Pardon me while I cough!

I’m one of the many thousands of walking wounded this week as we breathe in smoke that has settled on the Flathead Valley from a ring of fire surrounding us in Northwest Montana.

Of course, it’s hard to take too seriously the health issues caused by low air quality when there are firefighters and others putting their lives at risk trying to keep the rest of us safe. Meanwhile, in the south, hurricanes Harvey and Irma are reminding us just how good most of us have it in Montana.

But the fact of the matter is the gritty, grimy ash that turns the sun red is probably turning our lungs black, bit by bit, and it is certainly causing health issues for anyone with asthma or other lung conditions.

I’ve been coughing for five weeks, and probably started out with some kind of bronchitis when the fire season was just getting under way last month. After a week without improvement, I went to the doctor and got a prescription for an antibiotic. When that ran out after five days, I got a prescription for a second antibiotic that was supposed to be taken for 10 days. Didn’t matter. I’m still coughing.

Now I don’t know whether I have a viral infection or if my already weakened lungs are just aggravated by the incessant smoke, but either way I’m more than eager for a chance to breathe fresh air again.

It’s a shame that this major environmental disaster is happening in the wake of Hurricane Harvey and simultaneously with Hurricane Irma. Normally, the major national news outlets would all be dedicating time and resources to reporting on fires that have burned dozens of homes, destroyed historic Sperry Chalet, and threatened Lake McDonald Lodge, but this year we are living in a virtual news blackout as far as the rest of the country is concerned.
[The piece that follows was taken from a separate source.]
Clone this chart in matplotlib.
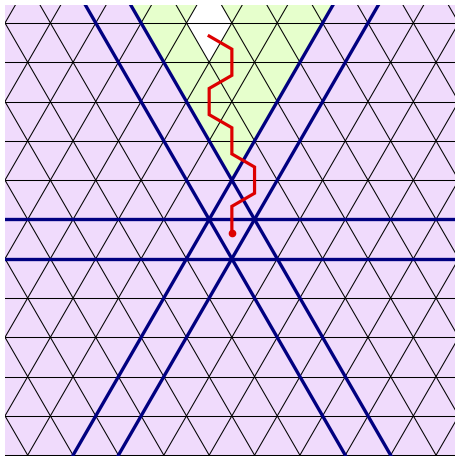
import numpy as np
import matplotlib
matplotlib.use("Agg")
import matplotlib.pyplot as plt
from matplotlib.collections import PolyCollection

R3 = np.sqrt(3.0)

# Walk through triangle centroids: x in edge lengths, height in lattice rows
path_x = [-0.5, 0.0, 0.0, -0.5, -0.5, 0.0, 0.0, 0.5, 0.5, 0.0, 0.0]
path_row = [17/3, 16/3, 14/3, 13/3, 11/3, 10/3, 8/3, 7/3, 5/3, 4/3, 2/3]

# Blank (uncoloured) cells, given by centroid
white_x = [-0.5, -0.5]
white_row = [17/3, 19/3]

# Thick guide lines: horizontals (rows) and sloped lines through a vertex
guide_rows = [0, 1]
guide_points_x = [0.0, 0.0]
guide_points_row = [0, 2]

# Cone apex (vertex) of the highlighted wedge
apex_x, apex_row = 0.0, 2

purple = "#f0dbfc"
green = "#e6ffcc"
navy = "#000080"
red = "#dd0000"

x_min, x_max = -5.0, 4.94
y_max = 5.592
y_min = y_max - 9.94

fig = plt.figure(figsize=(4.55, 4.58), dpi=100)
ax = fig.add_axes([5/455, 2/458, 451/455, 451/458])
ax.set_xlim(x_min, x_max)
ax.set_ylim(y_min, y_max)
ax.axis("off")


def ry(row):
    return np.asarray(row) * R3 / 2


# Triangular cells
polys, colors = [], []
for j in range(-7, 9):
    for i in range(-12, 12):
        x0 = i + j / 2
        up = [(x0, ry(j)), (x0 + 1, ry(j)), (x0 + 0.5, ry(j + 1))]
        dn = [(x0 + 1, ry(j)), (x0 + 0.5, ry(j + 1)), (x0 + 1.5, ry(j + 1))]
        for tri, cx, crow in ((up, x0 + 0.5, j + 1/3), (dn, x0 + 1.0, j + 2/3)):
            if cx < x_min - 2 or cx > x_max + 2:
                continue
            col = purple
            if crow > apex_row and abs(cx - apex_x) <= (crow - apex_row) / 2:
                col = green
            for wx, wr in zip(white_x, white_row):
                if abs(cx - wx) < 1e-6 and abs(crow - wr) < 1e-6:
                    col = "white"
            polys.append(tri)
            colors.append(col)

ax.add_collection(PolyCollection(polys, facecolors=colors, edgecolors=colors,
                                 linewidths=0.3, zorder=1))

# Thin lattice lines
for j in range(-7, 9):
    ax.axhline(ry(j), color="black", lw=0.75, zorder=2)
for i in range(-15, 16):
    ax.axline((i, 0), slope=R3, color="black", lw=0.75, zorder=2)
    ax.axline((i, 0), slope=-R3, color="black", lw=0.75, zorder=2)

# Thick guide lines
for r in guide_rows:
    ax.axhline(ry(r), color=navy, lw=2.4, zorder=3)
for gx, gr in zip(guide_points_x, guide_points_row):
    ax.axline((gx, ry(gr)), slope=R3, color=navy, lw=2.4, zorder=3)
    ax.axline((gx, ry(gr)), slope=-R3, color=navy, lw=2.4, zorder=3)

# Walk
ax.plot(path_x, ry(path_row), color=red, lw=2.3, zorder=4,
        solid_joinstyle="miter")
ax.plot(path_x[-1], ry(path_row[-1]), "o", color=red, ms=4.5, zorder=5)

fig.savefig("out.png", dpi=100)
Hopefully, when the fires run their course (By the end of October? Fingers crossed!) Montana and the rest of the West will not be forgotten. The managers of our national forests and parklands need to be held accountable for policies that have allowed fire danger to reach this level. Environmental challenges to logging have left our forests woefully dangerous tinder boxes and put lives and national treasures at risk.

And if you happen to believe in global warming, then allowing the nation to turn healthy trees into a steady stream of CO2 and other pollutants that blacken our skies is just insane. It’s time to revisit how we prevent forest fires, how we fight them, and how we pay for them. My cough isn’t the only thing that needs a remedy.